The company experienced a 101.4 per cent drop in net profit after tax (NPAT), resulting in a loss of $479,000. This significant downturn was accompanied by a 75.8 percent decrease in operating profit (EBIT), which stood at $14.2 million. These results come in the wake of challenging economic conditions, with inflationary pressures and rising input costs cited as the primary factors impacting the group’s profitability.
Revenue Growth Offset by Market Challenges
Despite these setbacks, the group reported a 2.4 per cent increase in overall revenue, reaching $644.9 million. This growth was primarily driven by the Australian market, where sales rose by 8.5 per cent to $359.1 million. However, the revenue gains were partially offset by a 13.3 per cent decline in New Zealand, attributed to a surge in retail crime, which forced the company to invest approximately $5 million in enhanced security measures. In Canada, sales fell by 1.1 per cent to CA$157.1 million (approximately AUD 172 million), reflecting the broader economic challenges faced by the business.
Impact of Inflationary Pressures
The decline in Michael Hill’s profitability is closely linked to inflationary cost pressures, particularly in store labour and occupancy costs. Additionally, the gross margin fell by 360 basis points to 60.6 per cent, influenced by higher costs for gold and mined diamonds, as well as increased promotional activity aimed at navigating aggressive retail conditions. The company also focused on promoting existing inventory during the final months of FY24 to make room for higher-margin products in FY25.

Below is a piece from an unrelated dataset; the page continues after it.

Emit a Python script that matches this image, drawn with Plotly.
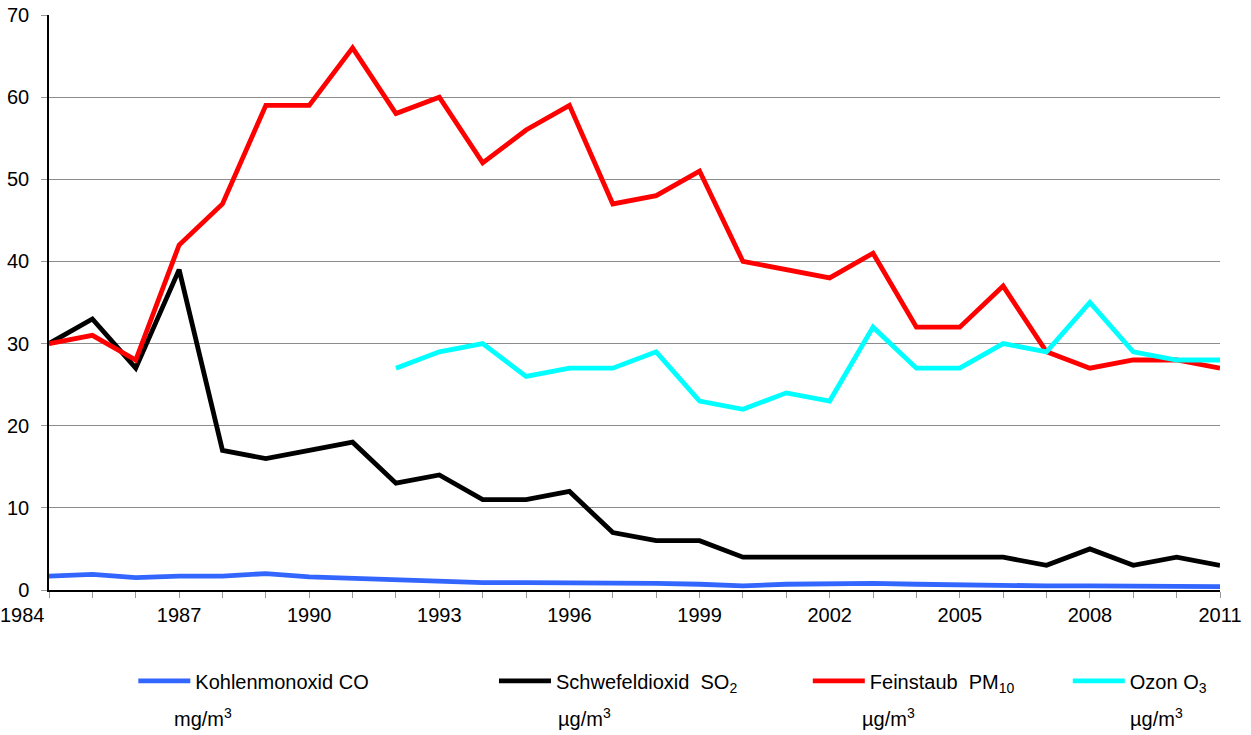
import plotly.graph_objects as go

years = list(range(1984, 2012))
co = [1.7, 1.9, 1.5, 1.7, 1.7, 2.0, 1.6, 1.4, 1.2, 1.1, 0.9, 0.9, 0.9, 0.85, 0.8, 0.7,
      0.5, 0.7, 0.8, 0.8, 0.7, 0.6, 0.6, 0.5, 0.5, 0.5, 0.4, 0.4]
so2 = [30, 33, 27, 39, 17, 16, 17, 18, 13, 14, 11, 11, 12, 7, 6, 6, 4, 4, 4, 4, 4, 4, 4, 3, 5, 3, 4, 3]
pm10 = [30, 31, 28, 42, 47, 59, 59, 66, 58, 60, 52, 56, 59, 47, 48, 51, 40, 39, 38, 41, 32, 32, 37, 29,
        27, 28, 28, 27]
o3_years = list(range(1992, 2012))
o3 = [27, 29, 30, 26, 27, 27, 29, 23, 22, 24, 23, 32, 27, 27, 30, 29, 35, 29, 28, 28]

names = ["Kohlenmonoxid CO", "Schwefeldioxid  SO<sub>2</sub>", "Feinstaub  PM<sub>10</sub>", "Ozon O<sub>3</sub>"]
units = ["mg/m<sup>3</sup>", "µg/m<sup>3</sup>", "µg/m<sup>3</sup>", "µg/m<sup>3</sup>"]
colors = ["#3366FF", "#000000", "#FF0000", "#00FFFF"]

tick_years = list(range(1984, 2012))
# first label drawn separately (shifted left like in the original)
tick_text = [str(y) if ((y - 1984) % 3 == 0 and y != 1984) else "" for y in tick_years]

font_family = "Liberation Sans, Arial, sans-serif"
FS = 20

fig = go.Figure()
series = [(years, co), (years, so2), (years, pm10), (o3_years, o3)]
legend_ids = ["legend", "legend2", "legend3", "legend4"]
for (xs, ys), nm, col, lg in zip(series, names, colors, legend_ids):
    fig.add_trace(go.Scatter(x=xs, y=ys, mode="lines", name=nm, showlegend=True,
                             line=dict(color=col, width=4.8), legend=lg))

legend_x = [0.072, 0.38, 0.648, 0.87]
legend_common = dict(orientation="h", yanchor="middle", y=-0.158, xanchor="left",
                     bgcolor="rgba(0,0,0,0)", itemwidth=52,
                     font=dict(family=font_family, size=FS, color="#000000"))
layout_legends = {}
for lg, lx in zip(legend_ids, legend_x):
    layout_legends[lg] = dict(legend_common, x=lx)

unit_x = [0.1315, 0.457, 0.717, 0.946]
annotations = [dict(text=u, x=ux, y=-0.221, xref="paper", yref="paper", showarrow=False,
                    xanchor="center", yanchor="middle",
                    font=dict(family=font_family, size=FS, color="#000000"))
               for u, ux in zip(units, unit_x)]
annotations.append(dict(text=str(years[0]), x=years[0], y=0, xref="x", yref="paper",
                        showarrow=False, xanchor="right", yanchor="top", xshift=-2, yshift=-12,
                        font=dict(family=font_family, size=FS, color="#000000")))

fig.update_layout(
    width=1251, height=735,
    margin=dict(l=49, r=31, t=15, b=145, autoexpand=False),
    plot_bgcolor="white", paper_bgcolor="white",
    showlegend=True,
    font=dict(family=font_family, size=FS, color="#000000"),
    annotations=annotations,
    **layout_legends,
)
fig.update_xaxes(range=[1984, 2011], tickmode="array", tickvals=tick_years, ticktext=tick_text,
                 ticks="outside", ticklen=6, tickcolor="#999999", tickwidth=1,
                 showline=True, linecolor="#000000", linewidth=1.5, automargin=False,
                 ticklabeloverflow="allow",
                 showgrid=False, zeroline=False, tickfont=dict(size=FS))
fig.update_yaxes(range=[0, 70], dtick=10, ticks="outside", ticklen=6, tickcolor="#999999",
                 showline=True, linecolor="#000000", linewidth=1.5, automargin=False,
                 ticklabelstandoff=8, ticklabeloverflow="allow",
                 showgrid=True, gridcolor="#8c8c8c", gridwidth=1, zeroline=False,
                 tickfont=dict(size=FS))

fig.write_html("out.html", config={"displayModeBar": False},
               post_script="document.body.style.margin='0';")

Strategic Shifts and Future Outlook
In response to these challenges, Michael Hill undertook several cost-cutting measures, including reducing discretionary spending and corporate roles, which are expected to yield savings of between $3 million and $4 million annually through FY25. Despite the difficulties, the company continued to execute strategic initiatives, including a brand refresh for Michael Hill and the expansion of its Bevilles chain, which now operates 36 stores.
The company’s new luxury venture, TenSevenSeven, has been temporarily scaled back, with plans to resume its development as trading conditions allow.
Looking ahead to FY25, Michael Hill reported a 3.2 per cent increase in total sales for the first eight weeks of the new financial year, with same-store sales up 2.7 per cent. CEO Daniel Bracken expressed cautious optimism, noting positive sales performances in Australia and Canada, although New Zealand continues to face more challenging conditions. Bracken noted that the company is working to drive sales, improve margins, optimise inventory, and manage operational costs across the group.